**What is expected**
Retype, please, the listing from its opening line through the line that contains "changes = ['- 5,7%', '+ 1.7%', '- 2,4%']", both included, without the pictures.

Dataset excerpt:
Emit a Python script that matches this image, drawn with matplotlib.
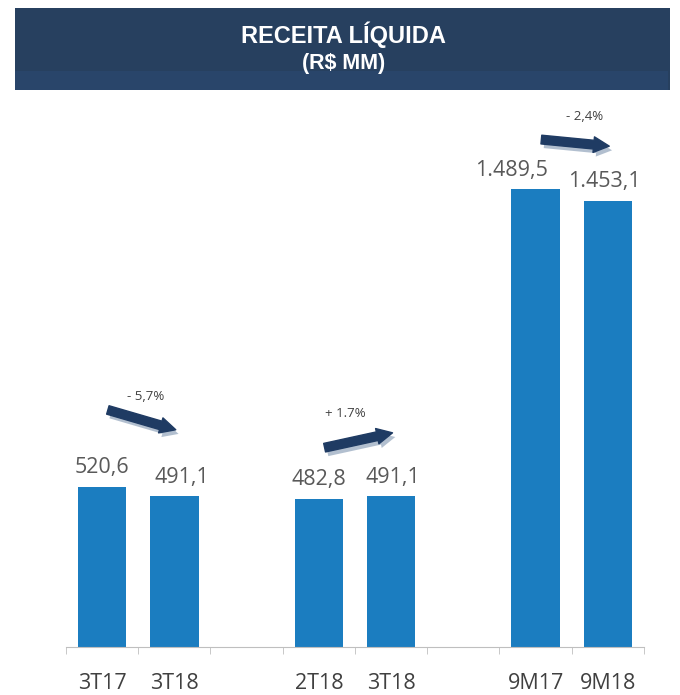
import matplotlib.pyplot as plt
import matplotlib.patheffects as pe
from matplotlib.patches import Rectangle
import numpy as np

# data
categories = ['3T17', '3T18', '2T18', '3T18', '9M17', '9M18']
values = [520.6, 491.1, 482.8, 491.1, 1489.5, 1453.1]
value_labels = ['520,6', '491,1', '482,8', '491,1', '1.489,5', '1.453,1']
changes = ['- 5,7%', '+ 1.7%', '- 2,4%']

positions = [0, 1, 3, 4, 6, 7]
label_dx = [0, 0.1, 0, 0.03, -0.33, -0.05]  # small nudges to match the original labels

bar_color = '#1B7DC0'
navy = '#27405F'

fig = plt.figure(figsize=(6.8, 6.95), dpi=100)

# header banner
fig.patches.append(Rectangle((0.022, 0.870), 0.963, 0.118, transform=fig.transFigure,
                             facecolor=navy, edgecolor='none'))
fig.patches.append(Rectangle((0.022, 0.870), 0.960, 0.028, transform=fig.transFigure,
                             facecolor='#29456A', edgecolor='none'))
fig.text(0.505, 0.950, 'RECEITA LÍQUIDA', color='white', fontsize=17, fontweight='bold',
         ha='center', va='center', family='Liberation Sans')
fig.text(0.505, 0.909, '(R$ MM)', color='white', fontsize=15.5, fontweight='bold',
         ha='center', va='center', family='Liberation Sans')

ax = fig.add_axes([0.097, 0.069, 0.850, 0.787])
ax.bar(positions, values, width=0.67, color=bar_color)
ax.set_xlim(-0.5, 7.5)
ax.set_ylim(0, 1780)

for x, dx, v, lab in zip(positions, label_dx, values, value_labels):
    ax.text(x + dx, v + 28, lab, ha='center', va='bottom', fontsize=15.5, color='#595959',
            family='Open Sans')

# axes styling
for s in ['top', 'right', 'left']:
    ax.spines[s].set_visible(False)
ax.spines['bottom'].set_color('#BFBFBF')
ax.set_yticks([])
ax.set_xticks(positions)
ax.set_xticklabels(categories, fontsize=15.5, color='#404040', family='Open Sans')
ax.set_xticks(np.arange(-0.5, 8.0, 1.0), minor=True)
ax.tick_params(axis='x', which='major', length=0, pad=19)
ax.tick_params(axis='x', which='minor', length=5, color='#BFBFBF')

# change arrows (start index, end index, offsets above bars)
pairs = [(0, 1, 251, 216), (2, 3, 166, 206), (4, 5, 162, 177)]
label_pos = [(0.6, 815), (3.37, 759), (6.68, 1727)]
for (i, j, oa, ob), txt, (lx, ly) in zip(pairs, changes, label_pos):
    xa = positions[i] + 0.08
    xb = positions[j] + 0.02
    ya = values[i] + oa
    yb = values[j] + ob
    ax.annotate('', xy=(xb, yb), xytext=(xa, ya), annotation_clip=False,
                arrowprops=dict(arrowstyle='simple,head_length=0.75,head_width=0.75,tail_width=0.42',
                                mutation_scale=15, color='#1F3B63', shrinkA=0, shrinkB=0,
                                path_effects=[pe.SimplePatchShadow(offset=(2, -3),
                                                                   shadow_rgbFace='#9FB0C4',
                                                                   alpha=0.8),
                                              pe.Normal()]))
    ax.text(lx, ly, txt, ha='center', va='center', fontsize=9.5, color='#404040',
            family='Open Sans')

fig.savefig('out.png', dpi=100)
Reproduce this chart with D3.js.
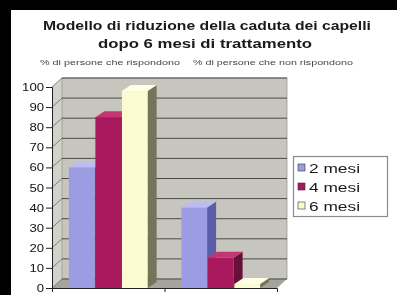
<!DOCTYPE html>
<html><head><meta charset="utf-8">
<script src="https://cdn.jsdelivr.net/npm/d3@7"></script>
<style>html,body{margin:0;padding:0;background:#fff;}svg{display:block;filter:blur(0.4px);}</style>
</head><body>
<svg id="c" width="397" height="295"></svg>
<script>
const titleLines = ["Modello di riduzione della caduta dei capelli", "dopo 6 mesi di trattamento"];
const categories = ["% di persone che rispondono", "% di persone che non rispondono"];
const series = ["2 mesi", "4 mesi", "6 mesi"];
const values2 = [60, 40];
const values4 = [85, 15];
const values6 = [98, 2];
const yTicks = [0,10,20,30,40,50,60,70,80,90,100];

const seriesValues = [values2, values4, values6];
const colors = [
  {front:"#9c9ce2", top:"#bcbcf2", side:"#5c5caa"},
  {front:"#a8185c", top:"#c43672", side:"#681038"},
  {front:"#fbfbd2", top:"#ffffe6", side:"#74745a"}
];

const svg = d3.select("#c");
// black frame
svg.append("rect").attr("x",0).attr("y",0).attr("width",397).attr("height",10).attr("fill","#000");
svg.append("rect").attr("x",0).attr("y",0).attr("width",11).attr("height",295).attr("fill","#000");

const y = d3.scaleLinear().domain([0,100]).range([288,87]);
const x0 = d3.scaleBand().domain(categories).range([52,277]).paddingInner(0.3).paddingOuter(0.15);
const x1 = d3.scaleBand().domain(series).range([0, x0.bandwidth()]).paddingInner(0.03);
const DX = 10, DY = -9;     // wall depth
const bdx = 9, bdy = -6;    // bar depth

const x0L = x0.range()[0], x0R = x0.range()[1];
// left wall
svg.append("polygon").attr("points", [[x0L,y(100)],[x0L+DX,y(100)+DY],[x0L+DX,y(0)+DY],[x0L,y(0)]].join(" "))
  .attr("fill","#d2d2ca");
// back wall
svg.append("rect").attr("x",x0L+DX).attr("y",y(100)+DY).attr("width",x0R-x0L).attr("height",y(0)-y(100))
  .attr("fill","#c6c6be").attr("stroke","#9a9a94").attr("stroke-width",0.8);
// floor
svg.append("polygon").attr("points", [[x0L,y(0)],[x0R,y(0)],[x0R+DX,y(0)+DY],[x0L+DX,y(0)+DY]].join(" "))
  .attr("fill","#a4a49c");
// gridlines
yTicks.forEach(t => {
  svg.append("line").attr("x1",x0L+DX).attr("x2",x0R+DX).attr("y1",y(t)+DY).attr("y2",y(t)+DY)
    .attr("stroke","#4a4a4a").attr("stroke-width",1);
  svg.append("line").attr("x1",x0L).attr("x2",x0L+DX).attr("y1",y(t)).attr("y2",y(t)+DY)
    .attr("stroke","#6a6a6a").attr("stroke-width",0.8);
});

// bars
categories.forEach((c, ci) => {
  series.forEach((s, si) => {
    const v = seriesValues[si][ci];
    const xa = x0(c) + x1(s), w = x1.bandwidth();
    const yt = y(v), yb = y(0);
    const g = svg.append("g");
    g.append("polygon").attr("points", [[xa+w,yt],[xa+w+bdx,yt+bdy],[xa+w+bdx,yb+bdy],[xa+w,yb]].join(" ")).attr("fill",colors[si].side);
    g.append("polygon").attr("points", [[xa,yt],[xa+bdx,yt+bdy],[xa+w+bdx,yt+bdy],[xa+w,yt]].join(" ")).attr("fill",colors[si].top);
    g.append("rect").attr("x",xa).attr("y",yt).attr("width",w).attr("height",yb-yt).attr("fill",colors[si].front);
  });
});

// y axis
const yAxis = svg.append("g").attr("transform",`translate(${x0L},0)`)
  .call(d3.axisLeft(y).tickValues(yTicks).tickSize(6).tickPadding(2));
yAxis.select(".domain").attr("stroke","#222").attr("stroke-width",1);
yAxis.selectAll(".tick line").attr("stroke","#222");
yAxis.selectAll(".tick text").attr("font-family","Liberation Sans, Arial, sans-serif").attr("font-size",11)
  .attr("fill","#111").attr("textLength", d => String(d).length*7.3).attr("lengthAdjust","spacingAndGlyphs");
// x axis (no labels, tick between categories)
const xAxis = svg.append("g").attr("transform",`translate(0,${y(0)})`)
  .call(d3.axisBottom(d3.scaleLinear().domain([0,categories.length]).range([x0L,x0R])).tickValues([1]).tickSize(4).tickFormat(""));
xAxis.select(".domain").attr("stroke","#222");
xAxis.selectAll(".tick line").attr("stroke","#222");

// titles
const tf = "Liberation Sans, Arial, sans-serif";
svg.append("text").attr("x",207).attr("y",30).attr("text-anchor","middle").attr("font-family",tf)
  .attr("font-weight","bold").attr("font-size",12.5).attr("fill","#1a1a1a")
  .attr("textLength",328).attr("lengthAdjust","spacingAndGlyphs").text(titleLines[0]);
svg.append("text").attr("x",205).attr("y",48).attr("text-anchor","middle").attr("font-family",tf)
  .attr("font-weight","bold").attr("font-size",12.5).attr("fill","#1a1a1a")
  .attr("textLength",214).attr("lengthAdjust","spacingAndGlyphs").text(titleLines[1]);
// category labels as subtitle
const subX = [[40,140],[193,160]];
categories.forEach((c,i) => {
  svg.append("text").attr("x",subX[i][0]).attr("y",65).attr("font-family",tf).attr("font-size",6.5)
    .attr("fill","#444").attr("textLength",subX[i][1]).attr("lengthAdjust","spacingAndGlyphs").text(c);
});

// legend
svg.append("rect").attr("x",293.5).attr("y",156.5).attr("width",94).attr("height",60)
  .attr("fill","#fff").attr("stroke","#8a8a8a").attr("stroke-width",1.2);
series.forEach((s,i) => {
  const cy = 168 + i*19;
  svg.append("rect").attr("x",298).attr("y",cy-4).attr("width",7).attr("height",7)
    .attr("fill",colors[i].front).attr("stroke","#333").attr("stroke-width",0.6);
  svg.append("text").attr("x",309).attr("y",cy+4.5).attr("font-family",tf).attr("font-size",12.5)
    .attr("fill","#1a1a1a").attr("textLength",51).attr("lengthAdjust","spacingAndGlyphs").text(s);
});
</script>
</body></html>
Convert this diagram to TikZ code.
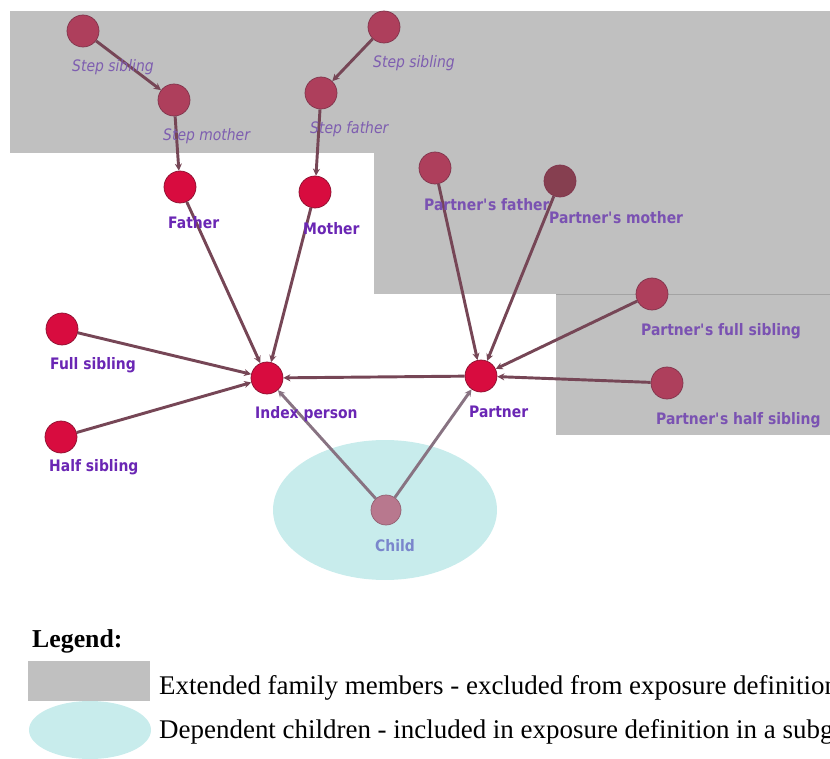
\documentclass[tikz,border=0pt]{standalone}
\usepackage{fontspec}
\setmainfont{Liberation Serif}
\setsansfont[FakeStretch=0.88]{DejaVu Sans}
\usepackage{xcolor}
\usetikzlibrary{shapes.geometric, arrows.meta, positioning, calc}

\definecolor{extgray}{HTML}{C0C0C0}
\definecolor{childzone}{HTML}{C8ECEC}
\definecolor{corered}{HTML}{D80C3F}
\definecolor{coreedge}{HTML}{8C1030}
\definecolor{extred}{HTML}{AE3F5C}
\definecolor{extedge}{HTML}{80344C}
\definecolor{pmothercol}{HTML}{863F50}
\definecolor{childcol}{HTML}{B8788E}
\definecolor{kincol}{HTML}{764656}
\definecolor{childkin}{HTML}{887382}
\definecolor{tagcol}{HTML}{6A26B4}
\definecolor{ptagcol}{HTML}{7A52B2}
\definecolor{steptagcol}{HTML}{7E5EB0}
\definecolor{childtag}{HTML}{7A86CC}

\begin{document}
\begin{tikzpicture}[x=0.03cm, y=-0.03cm,
    person/.style={circle, minimum size=0.96cm, inner sep=0pt, line width=0.6pt},
    core/.style={person, fill=corered, draw=coreedge},
    ext/.style={person, fill=extred, draw=extedge},
    kin/.style={draw=kincol, line width=2.5pt, -{Stealth[length=6pt, width=6pt]}},
    tag/.style={font=\sffamily\bfseries\fontsize{13.5}{14}\selectfont, text=tagcol, inner sep=0pt, anchor=west},
    steptag/.style={tag, font=\sffamily\itshape\fontsize{13.5}{14}\selectfont, text=steptagcol},
    keytext/.style={font=\fontsize{23}{24}\selectfont, inner sep=0pt, anchor=base west}]
\useasboundingbox (0,0) rectangle (830,759);
\clip (0,0) rectangle (830,759);

% excluded and included zones
\fill[extgray] (10,11) rectangle (830,153);
\fill[extgray] (374,153) rectangle (830,294);
\fill[extgray] (556,294) rectangle (830,435);
\draw[extgray!85!black, line width=0.4pt] (556,294) -- (830,294);
\fill[childzone] (385,510) ellipse (112 and 70);

% people
\foreach \n/\x/\y in {father/180/187, mother/315/192, fullsib/62/329, halfsib/61/437, index/267/378, partner/481/376}
    \node[core] (\n) at (\x,\y) {};
\foreach \n/\x/\y in {ssibA/83/31, smother/174/100, ssibB/384/27, sfather/321/93, pfather/435/168, pfull/652/294, phalf/667/383}
    \node[ext] (\n) at (\x,\y) {};
\node[ext, fill=pmothercol] (pmother) at (560,181) {};
\node[person, fill=childcol, draw=childcol!80!black, minimum size=0.9cm] (child) at (386,510) {};

% who points to whom
\foreach \a/\b in {ssibA/smother, ssibB/sfather, smother/father, sfather/mother, father/index, mother/index, fullsib/index, halfsib/index, partner/index, pfather/partner, pmother/partner, pfull/partner, phalf/partner}
    \draw[kin] (\a) -- (\b);
\foreach \b in {index, partner}
    \draw[kin, draw=childkin] (child) -- (\b);

% names
\foreach \n/\t/\d in {father/Father/36, mother/Mother/37, fullsib/Full sibling/36, halfsib/Half sibling/30, index/Index person/36, partner/Partner/36}
    \node[tag] (\n-tag) at ($(\n)+(-12,\d)$) {\t};
\foreach \n/\t in {pfather/Partner\textquotesingle s father, pmother/Partner\textquotesingle s mother, pfull/Partner\textquotesingle s full sibling, phalf/Partner\textquotesingle s half sibling}
    \node[tag, text=ptagcol] (\n-tag) at ($(\n)+(-11,37)$) {\t};
\foreach \n/\t in {ssibA/Step sibling, smother/Step mother, ssibB/Step sibling, sfather/Step father}
    \node[steptag] (\n-tag) at ($(\n)+(-11,36)$) {\t};
\node[tag, text=childtag] (child-tag) at ($(child)+(-11,36)$) {Child};

% legend
\node[keytext, font=\bfseries\fontsize{22}{24}\selectfont] (legend) at (32,647) {Legend:};
\node[fill=extgray, minimum width=3.66cm, minimum height=1.2cm, inner sep=0pt] (keyext) at (89,681) {};
\node[ellipse, fill=childzone, minimum width=3.66cm, minimum height=1.74cm, inner sep=0pt] (keychild) at (90,730) {};
\node[keytext] (keyext-text) at (159,694) {Extended family members - excluded from exposure definition};
\node[keytext] (keychild-text) at (159,738) {Dependent children - included in exposure definition in a subgroup};
\end{tikzpicture}
\end{document}
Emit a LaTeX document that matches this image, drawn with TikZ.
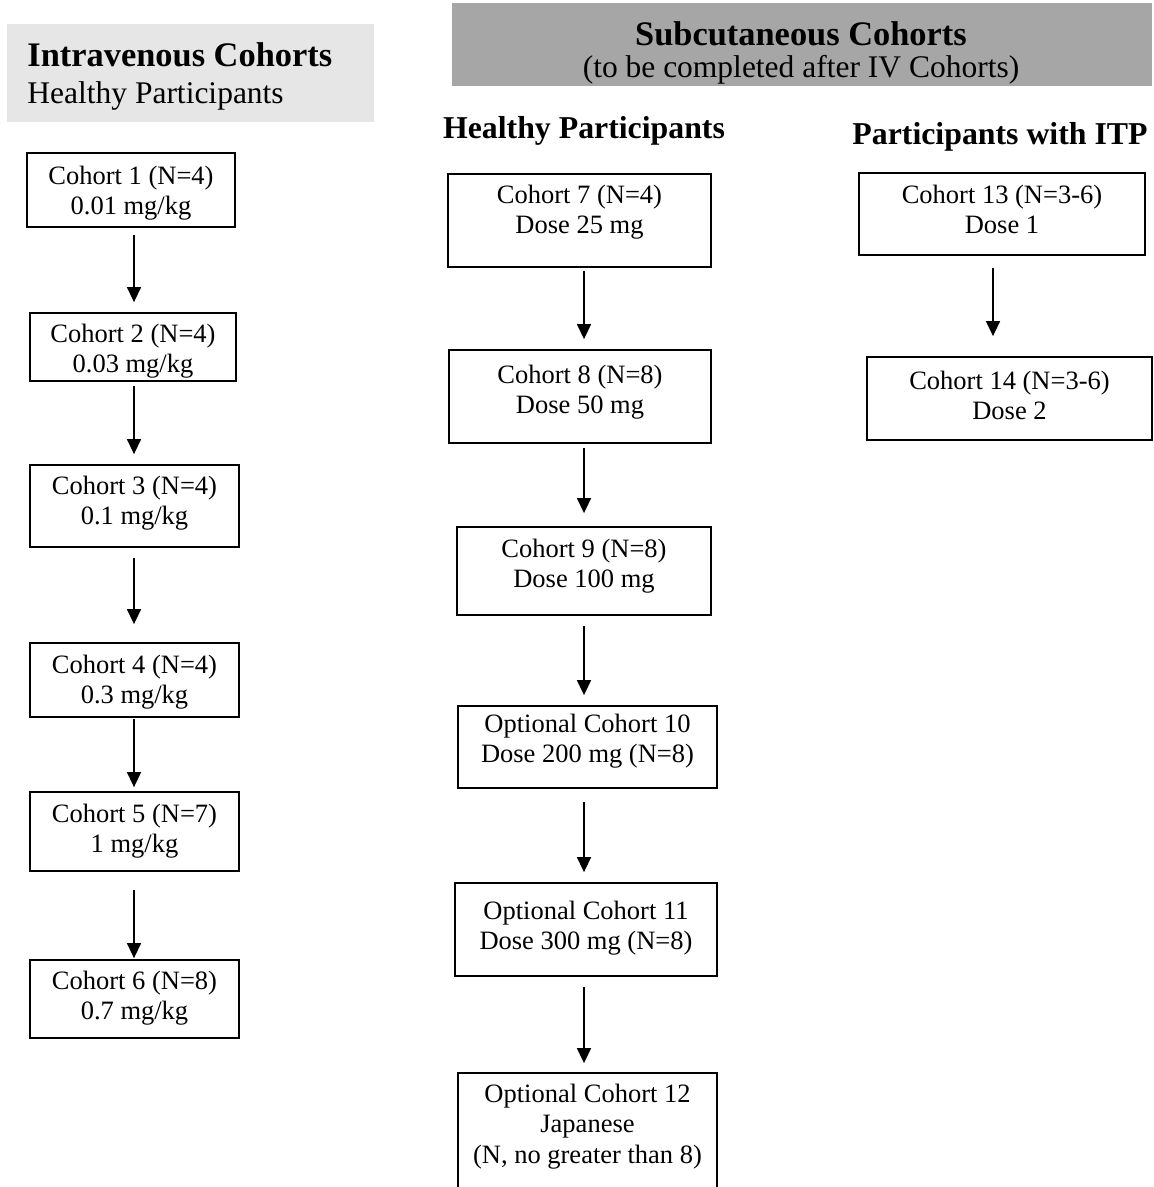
\documentclass[tikz,border=0pt]{standalone}
\usepackage{fontspec}
\setmainfont{Liberation Serif}
\usetikzlibrary{arrows.meta}
\definecolor{hdrlight}{RGB}{230,230,230}
\definecolor{hdrdark}{RGB}{166,166,166}
\newcommand{\cohortbox}[7]{%
  \node[cbox, minimum width={(#4-#2)*0.5pt}, minimum height={(#5-#3)*0.5pt}] (#1) at ({(#2+#4)/2},{(#3+#5)/2}) {};
  \node[ctxt] (#1t) at ([yshift={-#6*0.5pt}]#1.north) {\begin{tabular}[t]{@{}c@{}}#7\end{tabular}};
}
\begin{document}
\begin{tikzpicture}[x=0.5pt,y=-0.5pt,
  cbox/.style={draw, line width=0.9pt, inner sep=0pt, rectangle},
  ctxt/.style={anchor=base, inner sep=0pt, font=\fontsize{13.25}{15.25}\selectfont},
  hdrbox/.style={draw=none, inner sep=0pt, rectangle},
  hdrtitle/.style={inner sep=0pt, font=\fontsize{17.2}{20}\selectfont\bfseries},
  hdrsub/.style={inner sep=0pt, font=\fontsize{15.75}{18}\selectfont},
  subhead/.style={inner sep=0pt, anchor=base, font=\fontsize{15.9}{18}\selectfont\bfseries},
  arr/.style={line width=0.75pt, -{Triangle[width=7pt,length=7.5pt]}}]
\useasboundingbox (0,0) rectangle (1154,1187);

% headers
\node[hdrbox, fill=hdrlight, minimum width={367*0.5pt}, minimum height={98*0.5pt}] (ivhdr) at (190.5,73) {};
\node[hdrtitle, anchor=base west] (ivtitle) at (27,67) {Intravenous Cohorts};
\node[hdrsub, anchor=base west] (ivsub) at (27,104) {Healthy Participants};

\node[hdrbox, fill=hdrdark, minimum width={700*0.5pt}, minimum height={83*0.5pt}] (schdr) at (802,44.5) {};
\node[hdrtitle, anchor=base] (sctitle) at (801,46) {Subcutaneous Cohorts};
\node[hdrsub, anchor=base] (scsub) at (801,78) {(to be completed after IV Cohorts)};

\node[subhead] (hphead) at (584,139) {Healthy Participants};
\node[subhead] (itphead) at (1000,145) {Participants with ITP};

% left column
\cohortbox{c1}{27}{153}{235}{227}{32}{Cohort 1 (N=4)\\0.01 mg/kg}
\cohortbox{c2}{30}{313}{236}{381}{30}{Cohort 2 (N=4)\\0.03 mg/kg}
\cohortbox{c3}{30}{465}{239}{547}{30}{Cohort 3 (N=4)\\0.1 mg/kg}
\cohortbox{c4}{30}{643}{239}{717}{31}{Cohort 4 (N=4)\\0.3 mg/kg}
\cohortbox{c5}{30}{792}{239}{871}{31}{Cohort 5 (N=7)\\1 mg/kg}
\cohortbox{c6}{30}{960}{239}{1038}{30}{Cohort 6 (N=8)\\0.7 mg/kg}

% middle column
\cohortbox{c7}{448}{174}{711}{267}{30}{Cohort 7 (N=4)\\Dose 25 mg}
\cohortbox{c8}{449}{350}{711}{443}{34}{Cohort 8 (N=8)\\Dose 50 mg}
\cohortbox{c9}{457}{527}{711}{615}{31}{Cohort 9 (N=8)\\Dose 100 mg}
\cohortbox{c10}{458}{706}{717}{788}{27}{Optional Cohort 10\\Dose 200 mg (N=8)}
\cohortbox{c11}{455}{883}{717}{976}{37}{Optional Cohort 11\\Dose 300 mg (N=8)}
\cohortbox{c12}{458}{1073}{717}{1210}{30}{Optional Cohort 12\\Japanese\\(N, no greater than 8)}

% right column
\cohortbox{c13}{859}{173}{1145}{255}{31}{Cohort 13 (N=3-6)\\Dose 1}
\cohortbox{c14}{867}{357}{1152}{440}{33}{Cohort 14 (N=3-6)\\Dose 2}

% arrow axes
\coordinate (lx) at (134,0);
\coordinate (mx) at (584,0);
\coordinate (rx) at (993,0);

% left arrows
\draw[arr, shorten <=3.5pt, shorten >=5pt] (c1.south -| lx) -- (c2.north -| lx);
\draw[arr, shorten <=2pt, shorten >=5pt] (c2.south -| lx) -- (c3.north -| lx);
\draw[arr, shorten <=5pt, shorten >=9pt] (c3.south -| lx) -- (c4.north -| lx);
\draw[arr, shorten <=0.5pt, shorten >=2pt] (c4.south -| lx) -- (c5.north -| lx);
\draw[arr, shorten <=9pt, shorten >=0.5pt] (c5.south -| lx) -- (c6.north -| lx);

% middle arrows
\draw[arr, shorten <=1.5pt, shorten >=5pt] (c7.south -| mx) -- (c8.north -| mx);
\draw[arr, shorten <=2pt, shorten >=6.5pt] (c8.south -| mx) -- (c9.north -| mx);
\draw[arr, shorten <=5pt, shorten >=5pt] (c9.south -| mx) -- (c10.north -| mx);
\draw[arr, shorten <=6.5pt, shorten >=5pt] (c10.south -| mx) -- (c11.north -| mx);
\draw[arr, shorten <=5pt, shorten >=4.5pt] (c11.south -| mx) -- (c12.north -| mx);

% right arrow
\draw[arr, shorten <=6pt, shorten >=10pt] (c13.south -| rx) -- (c14.north -| rx);
\end{tikzpicture}
\end{document}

**Task answer**
Emit a Python script that matches this image, drawn with matplotlib.
import matplotlib.pyplot as plt
import matplotlib.patheffects as pe
from matplotlib.patches import Rectangle
import numpy as np

# data
categories = ['3T17', '3T18', '2T18', '3T18', '9M17', '9M18']
values = [520.6, 491.1, 482.8, 491.1, 1489.5, 1453.1]
value_labels = ['520,6', '491,1', '482,8', '491,1', '1.489,5', '1.453,1']
changes = ['- 5,7%', '+ 1.7%', '- 2,4%']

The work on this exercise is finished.